ELYRIA — Elyria will launch a workforce development program, Elyria Works Now, next month despite not receiving grant funding in the highly competitive Bloomberg Philanthropies’ Mayors Challenge Initiative.
With more than 500 entries in this year’s competition, Elyria had to go against hundreds of municipalities for up to $5 million in grant funding. The idea was to find the most pressing need in a community and develop a community approach toward a solution.
In Elyria, the immediate need is jobs, Brinda said.
She said Wednesday that Elyria’s loss in the competition is not a negative outcome because the application process brought so many together behind the shared goal of reducing poverty by increasing employment. A foundation facilitator visited Elyria during the application process to guide city leaders through designing a plan of action. Those involved included representatives from Invest Elyria, Elyria Arts Council, Elyria Schools, Lorain County Joint Vocational School, Lorain County Community College, Ohio Business College, Lorain County Chamber of Commerce, Elyria Public Library, Elyria Foundry, United Initiators, Lorain County Urban League, Elyria NAACP, St. Mary Parish/Elyria Ministerial Association and Express Employment Professionals.

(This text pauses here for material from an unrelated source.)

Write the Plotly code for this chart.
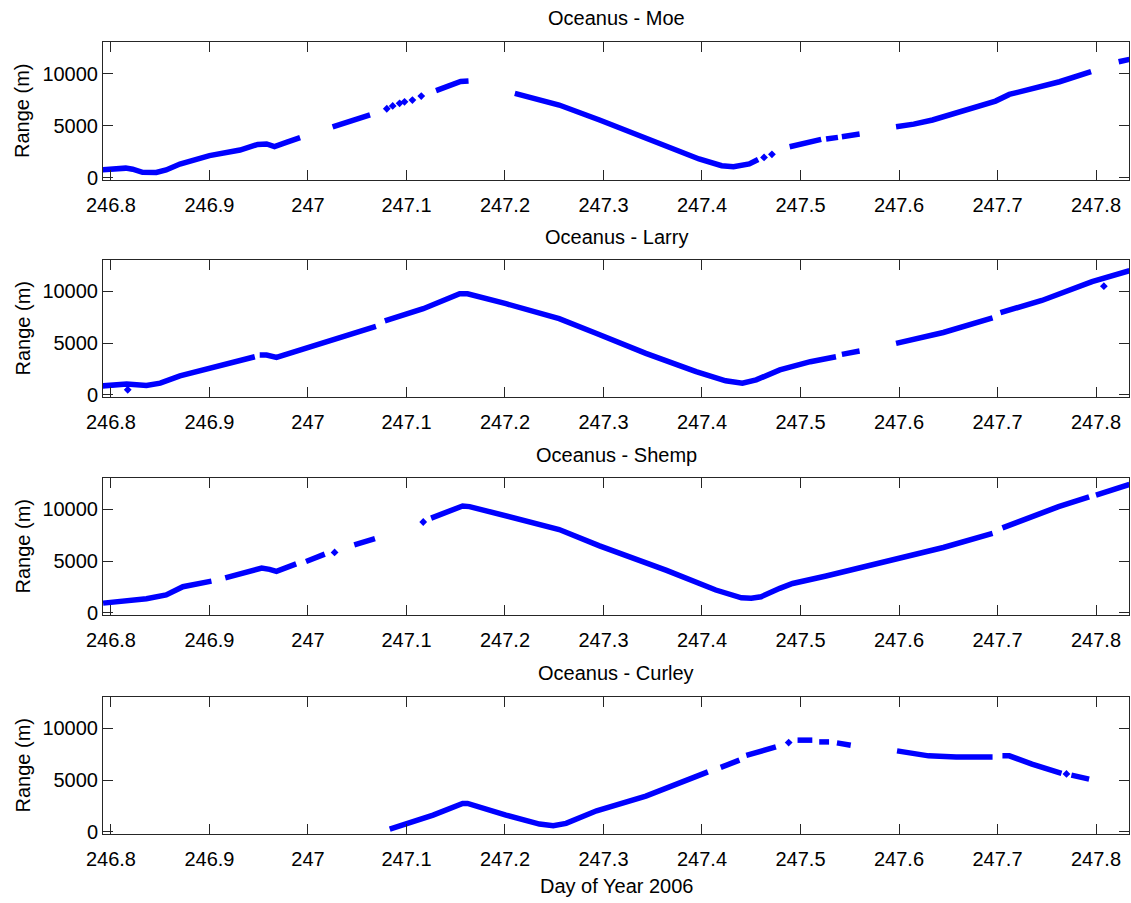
import plotly.graph_objects as go

# ---------------- data ----------------
titles = ["Oceanus - Moe", "Oceanus - Larry", "Oceanus - Shemp", "Oceanus - Curley"]
x_tick_vals = [246.8, 246.9, 247.0, 247.1, 247.2, 247.3, 247.4, 247.5, 247.6, 247.7, 247.8]
x_tick_text = ["246.8", "246.9", "247", "247.1", "247.2", "247.3", "247.4", "247.5", "247.6", "247.7", "247.8"]
y_tick_vals = [0, 5000, 10000]
y_tick_text = ["0", "5000", "10000"]

# dense tracks (None = gap)
moe_day = [246.791, 246.800, 246.815, 246.822, 246.832, 246.846, 246.856, 246.870, 246.900, 246.931, 246.949, 246.958, 246.966, 246.978, 246.992, None,
           247.025, 247.045, 247.063, None,
           247.130, 247.145, 247.155, 247.163, None,
           247.210, 247.255, 247.296, 247.330, 247.364, 247.397, 247.420, 247.432, 247.448, 247.457, None,
           247.489, 247.505, 247.521, None,
           247.526, 247.538, None,
           247.542, 247.560, None,
           247.597, 247.615, 247.634, 247.668, 247.698, 247.712, 247.763, 247.795, None,
           247.823, 247.834]
moe_range = [750, 850, 920, 820, 520, 500, 750, 1320, 2120, 2660, 3200, 3250, 3000, 3400, 3850, None,
             4900, 5500, 6050, None,
             8370, 8850, 9250, 9300, None,
             8110, 6990, 5550, 4270, 2980, 1800, 1150, 1050, 1320, 1750, None,
             2980, 3400, 3690, None,
             3720, 3880, None,
             3940, 4200, None,
             4900, 5150, 5550, 6510, 7370, 8010, 9230, 10190, None,
             11150, 11380]
moe_dot_day = [247.080, 247.086, 247.093, 247.098, 247.106, 247.115, 247.463, 247.471]
moe_dot_range = [6630, 6900, 7150, 7300, 7470, 7850, 1950, 2250]

larry_day = [246.791, 246.805, 246.816, 246.836, 246.850, 246.870, 246.900, 246.946, None,
             246.951, 246.958, 246.968, 246.992, 247.025, 247.069, None,
             247.078, 247.117, 247.154, 247.162, 247.201, 247.255, 247.293, 247.343, 247.394, 247.424, 247.441, 247.455, 247.479, 247.492, 247.510, 247.536, None,
             247.542, 247.560, None,
             247.597, 247.645, 247.695, None,
             247.703, 247.745, 247.796, 247.834]
larry_range = [850, 950, 1030, 900, 1120, 1830, 2560, 3680, None,
               3850, 3850, 3620, 4330, 5220, 6630, None,
               7150, 8330, 9780, 9780, 8820, 7370, 5930, 4010, 2240, 1350, 1120, 1440, 2400, 2720, 3200, 3680, None,
               3910, 4230, None,
               4970, 6030, 7440, None,
               7950, 9130, 10960, 12020]
larry_dot_day = [246.817, 247.808]
larry_dot_range = [480, 10510]

shemp_day = [246.792, 246.812, 246.836, 246.856, 246.873, 246.902, None,
             246.916, 246.944, 246.953, 246.961, 246.968, 246.988, None,
             246.998, 247.017, None,
             247.047, 247.068, None,
             247.125, 247.157, 247.164, 247.201, 247.255, 247.296, 247.364, 247.414, 247.440, 247.450, 247.460, 247.479, 247.492, 247.526, 247.600, 247.645, 247.695, None,
             247.705, 247.762, 247.793, None,
             247.800, 247.834]
shemp_range = [930, 1160, 1350, 1730, 2520, 3060, None,
               3370, 4100, 4320, 4200, 4010, 4730, None,
               4960, 5680, None,
               6570, 7170, None,
               9170, 10340, 10280, 9390, 8060, 6480, 4100, 2200, 1450, 1410, 1550, 2360, 2830, 3560, 5270, 6320, 7680, None,
               8220, 10280, 11230, None,
               11390, 12430]
shemp_dot_day = [247.027, 247.117]
shemp_dot_range = [5840, 8790]

curley_day = [247.083, 247.100, 247.127, 247.157, 247.162, 247.201, 247.235, 247.249, 247.262, 247.293, 247.343, 247.406, None,
              247.419, 247.438, None,
              247.445, 247.460, 247.475, None,
              247.497, 247.512, None,
              247.519, 247.529, None,
              247.537, 247.551, None,
              247.598, 247.630, 247.658, 247.695, None,
              247.705, 247.712, 247.735, 247.765, None,
              247.775, 247.793]
curley_range = [250, 740, 1610, 2740, 2740, 1610, 740, 580, 810, 2030, 3450, 5800, None,
                6230, 6930, None,
                7400, 7800, 8220, None,
                8870, 8870, None,
                8700, 8700, None,
                8610, 8380, None,
                7830, 7350, 7250, 7250, None,
                7350, 7350, 6550, 5650, None,
                5480, 5100]
curley_dot_day = [247.488, 247.770]
curley_dot_range = [8640, 5600]

series = [
    (moe_day, moe_range, moe_dot_day, moe_dot_range),
    (larry_day, larry_range, larry_dot_day, larry_dot_range),
    (shemp_day, shemp_range, shemp_dot_day, shemp_dot_range),
    (curley_day, curley_range, curley_dot_day, curley_dot_range),
]

# ---------------- layout geometry ----------------
W, H = 1131, 903
x_left_px, x_right_px = 103, 1129
panel_px = [(42, 180), (260, 397), (478, 615), (697, 834)]
title_y_px = [18, 237, 455, 673]
BLUE = "#0000FF"
FONT = "Liberation Sans, Arial, Helvetica, sans-serif"
FS = 20

fig = go.Figure()
layout = dict(
    width=W, height=H,
    margin=dict(l=0, r=0, t=0, b=0),
    paper_bgcolor="white", plot_bgcolor="white",
    showlegend=False,
    font=dict(family=FONT, size=FS, color="black"),
    annotations=[],
)

xdom = [x_left_px / W, x_right_px / W]
for i, (d, r, dd, dr) in enumerate(series):
    n = "" if i == 0 else str(i + 1)
    xa, ya = "x" + n, "y" + n
    fig.add_trace(go.Scatter(x=d, y=r, mode="lines", xaxis=xa, yaxis=ya,
                             line=dict(color=BLUE, width=5.5), connectgaps=False,
                             hoverinfo="skip"))
    fig.add_trace(go.Scatter(x=dd, y=dr, mode="markers", xaxis=xa, yaxis=ya,
                             marker=dict(color=BLUE, size=6, symbol="diamond"),
                             hoverinfo="skip"))
    top, bot = panel_px[i]
    ydom = [1 - bot / H, 1 - top / H]
    axis_common = dict(showgrid=False, zeroline=False, showline=True, linecolor="#262626",
                       linewidth=1, mirror="ticks", ticks="inside", ticklen=10,
                       tickcolor="#262626", tickfont=dict(size=FS, color="black"),
                       automargin=False)
    layout["xaxis" + n] = dict(domain=xdom, range=[246.7919, 247.8335], anchor=ya,
                               tickvals=x_tick_vals, ticktext=x_tick_text,
                               ticklabelstandoff=7, **axis_common)
    layout["yaxis" + n] = dict(domain=ydom, range=[-220, 13050], anchor=xa,
                               tickvals=y_tick_vals, ticktext=y_tick_text, **axis_common)
    layout["annotations"].append(dict(text=titles[i], xref="paper", yref="paper",
                                      x=(x_left_px + x_right_px) / 2 / W, y=1 - title_y_px[i] / H,
                                      showarrow=False, xanchor="center", yanchor="middle",
                                      font=dict(size=FS, color="black")))
    layout["annotations"].append(dict(text="Range (m)", xref="paper", yref="paper",
                                      x=22 / W, y=1 - (top + bot) / 2 / H, textangle=-90,
                                      showarrow=False, xanchor="center", yanchor="middle",
                                      font=dict(size=FS, color="black")))

layout["annotations"].append(dict(text="Day of Year 2006", xref="paper", yref="paper",
                                  x=(x_left_px + x_right_px) / 2 / W, y=1 - 886 / H,
                                  showarrow=False, xanchor="center", yanchor="middle",
                                  font=dict(size=FS, color="black")))
fig.update_layout(**layout)
fig.write_html("out.html", config={"displayModeBar": False},
               post_script="document.body.style.margin='0px';document.body.style.overflow='hidden';")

“We do know that cities often apply two or three times before they are successful and selected for a grant,” she said. “We view this as an opportunity to get Elyria on their radar screen and learn a little bit about the process for applying. But we created a new collaborative approach to addressing workforce issues in our city, and I think we developed a fine-tuned program we believe will make a difference for the Elyria community.”
Brinda said no Ohio cities were selected in the competition, with the closest winners in Detroit and Pittsburgh.
According to Crain’s Detroit Business, Detroit is launching a new career mentorship program at five of its high schools after winning $100,000 and earning a spot as one of 35 “champion cities” competing for up to $5 million in grants. The city is using the grant money to place a total of five career specialists in select high schools who will work with students to place them in employer-sponsored co-ops and internships.
Issue 6 economic development funds will support Elyria’s pilot rollout of Elyria Works Now. Elyria Foundry and United Initiators will lead the program as employers who vow to consider for employment successful Elyria Works Now job seekers. Manufacturing will be the first industry under this program.
Here is a look at the proposed budget for the Elyria Works Now pilot year, which includes many contract positions or job duties the city will fill through an RFP (request for proposals) process.
- Program manager: $25,000
- Four success coaches/case managers: $20,000
- Curriculum design consultant: $10,000
- Website and application design and maintenance: $30,000
- Evaluation consultant to evaluate pilot project: $5,000
- Marketing consultant to design multimedia recruitment campaign: $10,000
- Advertising placement for multimedia recruitment campaign: $50,000
- Career site kiosks with posters, flyers and pamphlets: $10,000
- Career site and home travel expenses: $3,500
- Training workshop expenses: $2,500
- Printing supplies: $1,000
- Manuals and training guides: $2,000
“We are going to do everything we can to help people be successful and not fail,” she said. “…We know these people are now unemployed for a number of reasons. We want to provide access to jobs, but also provide access to support and wraparound services to help them be successful.”
The plan includes developing a collaborative network that will strengthen job connections between employers and job candidates, education and training when needed and support so job seekers can access higher-paying jobs. Employers involved in the pilot will commit to employment goals, family-friendly hiring practices and employee screenings that are open and inclusive.
If Elyria Works Now is a success, Brinda said the result could be the reduction of Elyria’s 22.2 percent poverty rate by as much as 5 percent and further closing the employment gap between companies facing labor shortages and residents who are underemployed or actively seeing work.
“It’s a very ambitious plan, and I am sure we will learn a lot in the first year,” Brinda said. “But this is really the first time we have taken a holistic community approach to trying to solve this problem and aiming to put people back to work.”